BG announced good full year earnings for 2004 (year to December), driven mainly by the upstream exploration and production (E&P) business which generates 75% of operating profits. BG’s downstream businesses, particularly power generation and distribution and transmission, suffered from higher costs of inputs. E&P reported a 26% growth in operating profits (to £1,204m), Liquefied Natural gas a 22% growth (to £94m) and transmission and distribution a 16% growth (to £134m). Profits from power generation shrank by 6% to £121m.
E&P, BG’s largest division, increased operating profit; primarily due to production volume growth and higher upstream prices, partially offset by a higher exploration charge of £126m (up £44m mainly due to the step up in exploration activity) and the effect of the weaker US dollar. BG’s production volumes increased by 7% to 166.8 mmboe mainly due to contributions from new fields.

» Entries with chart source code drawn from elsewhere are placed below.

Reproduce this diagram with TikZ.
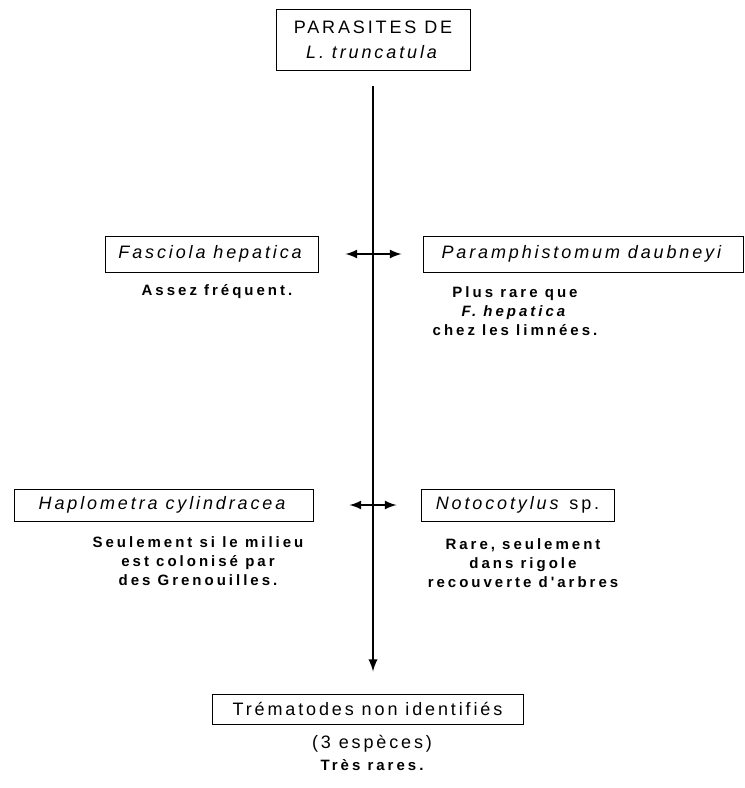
\documentclass[tikz,border=0pt]{standalone}
\usepackage{fontspec}
\setmainfont{Liberation Sans}[LetterSpace=16]
\newfontfamily\descfont{Liberation Sans}[LetterSpace=20]
\usepackage{tikz}
\usetikzlibrary{arrows, positioning}

\tikzset{
  box/.style={draw, line width=0.5pt, inner sep=0pt, align=center, font=\fontsize{9}{12.5}\selectfont},
  desc/.style={align=center, inner sep=0pt, font=\descfont\bfseries\fontsize{7.5}{9.5}\selectfont},
  link/.style={latex-latex, line width=1pt}
}

\begin{document}
\begin{tikzpicture}[x=0.5pt, y=-0.5pt]
\useasboundingbox (0,0) rectangle (745,788);
\node [box, minimum width=97pt, minimum height=30.5pt] (title) at (373,40) {PARASITES DE\\\textit{L. truncatula}};
\node [box, minimum width=106.5pt, minimum height=18pt] (fasciola) at (211.5,254) {\textit{Fasciola hepatica}};
\node [box, minimum width=160pt, minimum height=18pt] (paramph) at (583,254) {\textit{Paramphistomum daubneyi}};
\node [box, minimum width=149.5pt, minimum height=16pt] (haplo) at (163.5,505) {\textit{Haplometra cylindracea}};
\node [box, minimum width=96.5pt, minimum height=16pt] (noto) at (517.5,505) {\textit{Notocotylus} sp.};
\node [box, minimum width=155.5pt, minimum height=15pt] (tremat) at (367.5,709) {Trématodes non identifiés};

\node [desc] (fasdesc) at (217,292) {Assez fréquent.};
\node [desc] (pardesc) at (515,311) {Plus rare que\\\textit{F. hepatica}\\chez les limnées.};
\node [desc] (hapdesc) at (198,561) {Seulement si le milieu\\est colonisé par\\des Grenouilles.};
\node [desc] (notdesc) at (523,563) {Rare, seulement\\dans rigole\\recouverte d'arbres};
\node [font=\fontsize{9}{11}\selectfont, inner sep=0pt] (especes) at (372,744) {(3 espèces)};
\node [desc] (rares) at (372,765) {Très rares.};

\draw [-latex, line width=1.1pt, shorten <=7.5pt, shorten >=11pt] (title.south) -- (title.south |- tremat.north);
\draw [link, shorten <=13.5pt, shorten >=10.5pt] (fasciola) -- (paramph);
\draw [link, shorten <=18pt, shorten >=12pt] (haplo) -- (noto);
\end{tikzpicture}
\end{document}
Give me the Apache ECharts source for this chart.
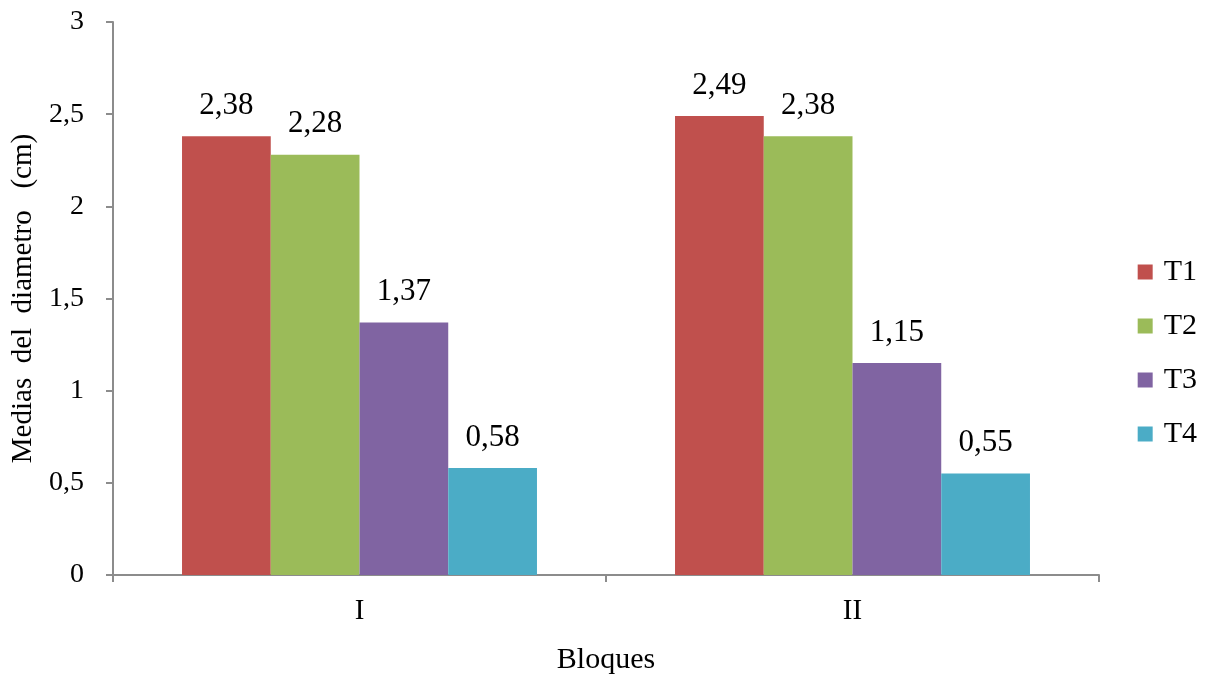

Liquefied Natural gas profits improved due to higher volumes. Operating profits in transmission and distribution increased 16%, reflecting a profit of £80m at Comgas (a Brazilian business) driven by 11% volume growth and improved margins partially offset by the weaker Brazilian real.
Operating profits in the power generation business were adversely affected by the impact of the weaker US Dollar on the Philippines power businesses.
Although oil prices have eased recently we believe that strong underlying demand and limited buffer stocks will keep prices at healthy levels; the medium term outlook for upstream players is still good. The company has increased spend on exploration as well as investment in Egypt, the UK and Kazakhstan which should drive volumes next year.
BG’s total capital expenditure is expected to be £2.4bn in 2005-6. BG has increased its 2006 exploration and production target by 9.4% to 580,000 barrels of oil equivalent a day from 530,000 barrels. BG’s 2006 liquefied natural-gas volume target was raised to 6.9m metric tons per annum from 6.6m.
BG shares trade at 395p, a prospective PE of 16.6× which is at the upper end of the sector but is justified by good growth prospects. BG’s yield of 1% is poor comapered to the oil majors, BP and Shell pay around 3%.